Note that Roberts had an out here. He could easily have decided that the plaintiffs did not have standing. As Justice Clarence Thomas explains in a withering dissent, the parties objecting to Louisiana’s law were not women whose purported right to abortion was being burdened; they were abortion providers who sought to raise the claim on the women’s behalf. A court does not have jurisdiction unless the parties before it have standing — i.e., unless they are asserting a denial of their own rights. Roberts, moreover, is typically a stickler on this point — the New York Times has described him as “the Supreme Court’s leading proponent of the standing doctrine.”

So he didn’t just protect abortion. He went out of his way to protect it.

The Court’s June Medical Services ruling is not about the law. It is about politics, as these late-June decisions often are. Roberts was fine with dissenting in an abortion case four years ago when there was no chance that his side would prevail. But the Left and the media-Democrat complex would go into meltdown if the Court were to approve significant restrictions on abortion democratically enacted by elected officials. Regardless of what the correct constitutional analysis may be, Roberts is not going to allow himself or the institution under his leadership to be subjected to such condemnation. Conservative condemnation he’ll take in stride, but not the rebuke of the highbrow.

I will repeat what I said a little over a week ago, when Roberts joined the left-wing bloc to prevent President Trump from summarily reversing a lawless immigration policy that President Obama had summarily decreed:

The Supreme Court has demonstrated, yet again, that stacking the tribunal with ostensibly conservative lawyers does not assure conservative results.

Once again, Chief Justice Roberts joined the four-justice liberal bloc to preserve a signal Obama policy achievement. Last time it was Obamacare, this time it’s DACA. Though sold to the Right as a rock-ribbed conservative, Roberts essentially held that a new president may not reverse the last president’s illegal acts in the same peremptory manner in which those acts were imposed. Or, if you prefer, even if Obama himself conceded that he had no authority to issue a decree, Roberts will treat the decree as legitimate law. I wouldn’t bet the ranch that the chief justice would be as solicitous if Trump were to start issuing similar “policy memos” that usurp legislative power, but just imagine what a Biden administration could make of the new dispensation.

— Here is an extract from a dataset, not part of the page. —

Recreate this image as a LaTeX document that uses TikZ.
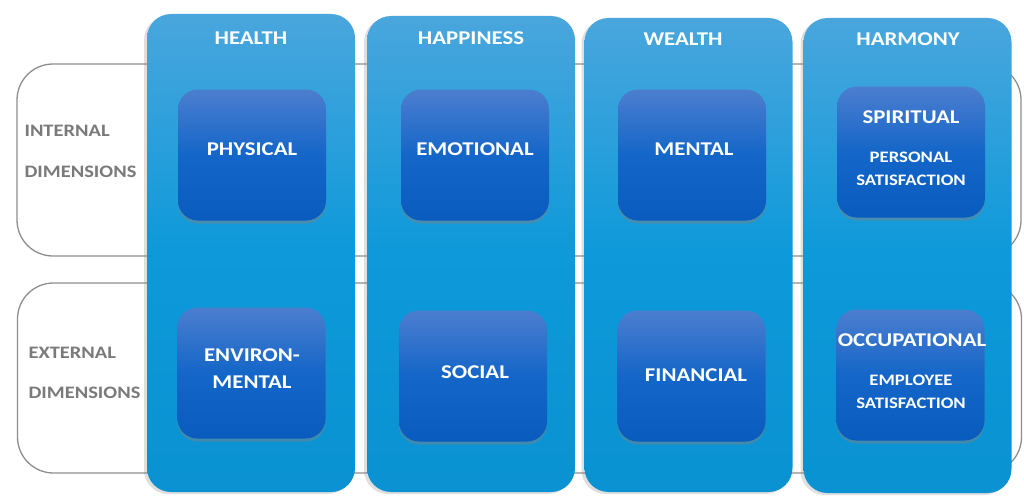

… The rights to armed self-defense, life, and religious exercise [cited in recent presidential tweets] are not at stake because of a failure to nominate and confirm reliable conservative jurists. They are at stake because Republicans cling to the fantasy that the Supreme Court is our highest legal institution. In reality, it is a super-legislature: It is the last word on vital policy matters that should be decided democratically; and its members are life-tenured — politically unaccountable even as they do politics rather than law.

Democrats fully grasp that the Court is a political institution. Their supporters demand that they see it as a vehicle for imposing the Left’s policy agenda, their senators conduct confirmation hearings that way, and their judges decide cases that way — whether that requires, in any given case, being a “living Constitution” enthusiast, an originalist, a strict constructionist, a post-sovereign one-worlder, a states’-rights federalist, or a devotee of stare decisis. They do not see the Court as an institution for deciding legal cases under the law; they see it as a tool for achieving results that they can then portray as immutable constitutional mandates.

Republicans, by contrast, strive to confirm putatively conservative lawyers who’ve mastered all the right abstractions about how judges “apply rather than make law.” But the only time they get grilled on precedent is when Democrats badger them on the Left’s favorite rulings, Roe v. Wade in particular, drawing concessions that these decisions are settled law.

That’s the reason why a John Roberts is forever evolving, while a Ruth Bader Ginsburg is unapologetically evolving the rest of us.